### Collected data
****************

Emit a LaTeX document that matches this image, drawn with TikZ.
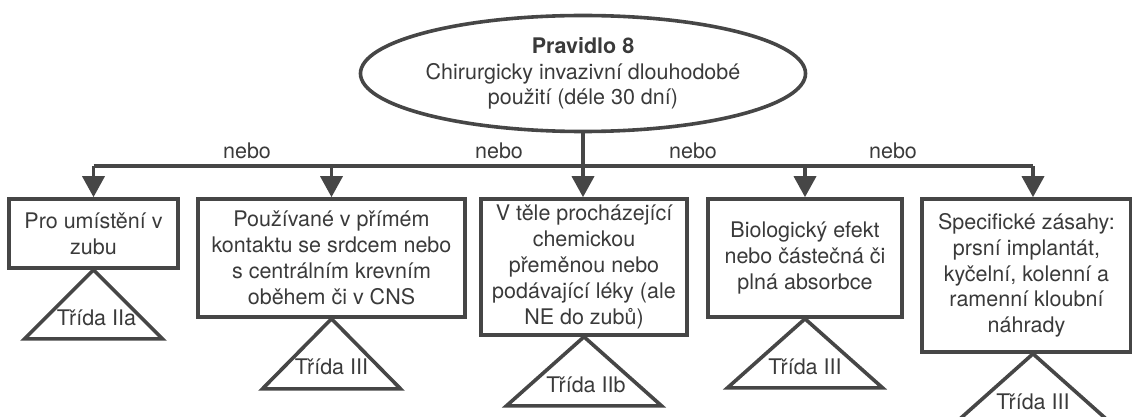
\documentclass[tikz,border=0pt]{standalone}
\usepackage{fontspec}
\setmainfont{TeX Gyre Heros}
\usetikzlibrary{arrows.meta,shapes.geometric,calc}
\definecolor{ink}{RGB}{70,70,70}
\definecolor{txt}{RGB}{58,58,58}
\begin{document}
\begin{tikzpicture}[x=1pt,y=-1pt,
  every node/.style={text=txt, font=\fontsize{21.5}{25.8}\selectfont, inner sep=0pt},
  line/.style={draw=ink, line width=3.6pt},
  arr/.style={line, -{Triangle[length=21pt,width=22pt]}},
  box/.style={line, rectangle, align=center},
  tri/.style={line, line join=miter},
]
\useasboundingbox (0,0) rectangle (1132,417);

% rule at the top
\node[line, ellipse, align=center, minimum width=368pt, minimum height=116pt] (rule) at (583,73.5)
  {\textbf{Pravidlo 8}\\Chirurgicky invazivní dlouhodobé\\použití (déle 30 dní)};

% the five alternatives
\node[box, minimum width=169pt, minimum height=69pt]  (b1) at (93.5,233.5) {Pro umístění v\\zubu};
\node[box, minimum width=267pt, minimum height=118pt] (b2) at (331.5,258) {Používané v přímém\\kontaktu se srdcem nebo\\s centrálním krevním\\oběhem či v CNS};
\node[box, minimum width=206pt, minimum height=136pt] (b3) at (584,267) {V těle procházející\\chemickou\\přeměnou nebo\\podávající léky (ale\\NE do zubů)};
\node[box, minimum width=194pt, minimum height=118pt] (b4) at (805,258) {Biologický efekt\\nebo částečná či\\plná absorbce};
\node[box, minimum width=209pt, minimum height=153pt] (b5) at (1026.5,275.5) {Specifické zásahy:\\prsní implantát,\\kyčelní, kolenní a\\ramenní kloubní\\náhrady};

% branching connectors
\coordinate (j) at (583,166);
\coordinate (j5) at (1033,166);
\draw[line] (rule.south) -- (j);
\draw[line] (b1.north |- j) -- (j5);
\draw[arr] (b1.north |- j) -- (b1.north);
\draw[arr] (b2.north |- j) -- (b2.north);
\draw[arr] (j) -- (j |- b3.north);
\draw[arr] (b4.north |- j) -- (b4.north);
\draw[arr] (j5) -- (j5 |- b5.north);

% "nebo" labels along the branch line
\node (n1) at (247,151) {nebo};
\node (n2) at (499,151) {nebo};
\node (n3) at (693,151) {nebo};
\node (n4) at (893,151) {nebo};

% class triangles
\coordinate (a1) at (b1.south);
\coordinate (a2) at (b2.south);
\coordinate (a3) at (b3.south);
\coordinate (a4) at (b4.south);
\coordinate (a5) at (j5 |- b5.south);
\draw[tri] (a1) -- ++(69,69) -- ++(-138,0) -- cycle;
\draw[tri] (a2) -- ++(69,70) -- ++(-138,0) -- cycle;
\draw[tri] (a3) -- ++(77.5,69) -- ++(-155,0) -- cycle;
\draw[tri] (a4) -- ++(77.5,69) -- ++(-155,0) -- cycle;
\draw[tri] (a5) -- ++(77.5,69) -- ++(-155,0) -- cycle;
\node (c1) at ($(a1)+(3,48)$) {Třída IIa};
\node (c2) at ($(a2)+(0,48)$) {Třída III};
\node (c3) at ($(a3)+(2,48)$) {Třída IIb};
\node (c4) at ($(a4)+(0,48)$) {Třída III};
\node (c5) at ($(a5)+(0,48)$) {Třída III};
\end{tikzpicture}
\end{document}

****************

### What you will do
Reproduce every line of the material precisely, omitting its pictures.

### Exercise answer
Emit a LaTeX document that matches this image, drawn with TikZ.
\documentclass[tikz,border=0pt]{standalone}
\usepackage{fontspec}
\setmainfont{TeX Gyre Heros}
\usetikzlibrary{arrows.meta,shapes.geometric,calc}
\definecolor{ink}{RGB}{70,70,70}
\definecolor{txt}{RGB}{58,58,58}
\begin{document}
\begin{tikzpicture}[x=1pt,y=-1pt,
  every node/.style={text=txt, font=\fontsize{21.5}{25.8}\selectfont, inner sep=0pt},
  line/.style={draw=ink, line width=3.6pt},
  arr/.style={line, -{Triangle[length=21pt,width=22pt]}},
  box/.style={line, rectangle, align=center},
  tri/.style={line, line join=miter},
]
\useasboundingbox (0,0) rectangle (1132,417);

% rule at the top
\node[line, ellipse, align=center, minimum width=368pt, minimum height=116pt] (rule) at (583,73.5)
  {\textbf{Pravidlo 8}\\Chirurgicky invazivní dlouhodobé\\použití (déle 30 dní)};

% the five alternatives
\node[box, minimum width=169pt, minimum height=69pt]  (b1) at (93.5,233.5) {Pro umístění v\\zubu};
\node[box, minimum width=267pt, minimum height=118pt] (b2) at (331.5,258) {Používané v přímém\\kontaktu se srdcem nebo\\s centrálním krevním\\oběhem či v CNS};
\node[box, minimum width=206pt, minimum height=136pt] (b3) at (584,267) {V těle procházející\\chemickou\\přeměnou nebo\\podávající léky (ale\\NE do zubů)};
\node[box, minimum width=194pt, minimum height=118pt] (b4) at (805,258) {Biologický efekt\\nebo částečná či\\plná absorbce};
\node[box, minimum width=209pt, minimum height=153pt] (b5) at (1026.5,275.5) {Specifické zásahy:\\prsní implantát,\\kyčelní, kolenní a\\ramenní kloubní\\náhrady};

% branching connectors
\coordinate (j) at (583,166);
\coordinate (j5) at (1033,166);
\draw[line] (rule.south) -- (j);
\draw[line] (b1.north |- j) -- (j5);
\draw[arr] (b1.north |- j) -- (b1.north);
\draw[arr] (b2.north |- j) -- (b2.north);
\draw[arr] (j) -- (j |- b3.north);
\draw[arr] (b4.north |- j) -- (b4.north);
\draw[arr] (j5) -- (j5 |- b5.north);

% "nebo" labels along the branch line
\node (n1) at (247,151) {nebo};
\node (n2) at (499,151) {nebo};
\node (n3) at (693,151) {nebo};
\node (n4) at (893,151) {nebo};

% class triangles
\coordinate (a1) at (b1.south);
\coordinate (a2) at (b2.south);
\coordinate (a3) at (b3.south);
\coordinate (a4) at (b4.south);
\coordinate (a5) at (j5 |- b5.south);
\draw[tri] (a1) -- ++(69,69) -- ++(-138,0) -- cycle;
\draw[tri] (a2) -- ++(69,70) -- ++(-138,0) -- cycle;
\draw[tri] (a3) -- ++(77.5,69) -- ++(-155,0) -- cycle;
\draw[tri] (a4) -- ++(77.5,69) -- ++(-155,0) -- cycle;
\draw[tri] (a5) -- ++(77.5,69) -- ++(-155,0) -- cycle;
\node (c1) at ($(a1)+(3,48)$) {Třída IIa};
\node (c2) at ($(a2)+(0,48)$) {Třída III};
\node (c3) at ($(a3)+(2,48)$) {Třída IIb};
\node (c4) at ($(a4)+(0,48)$) {Třída III};
\node (c5) at ($(a5)+(0,48)$) {Třída III};
\end{tikzpicture}
\end{document}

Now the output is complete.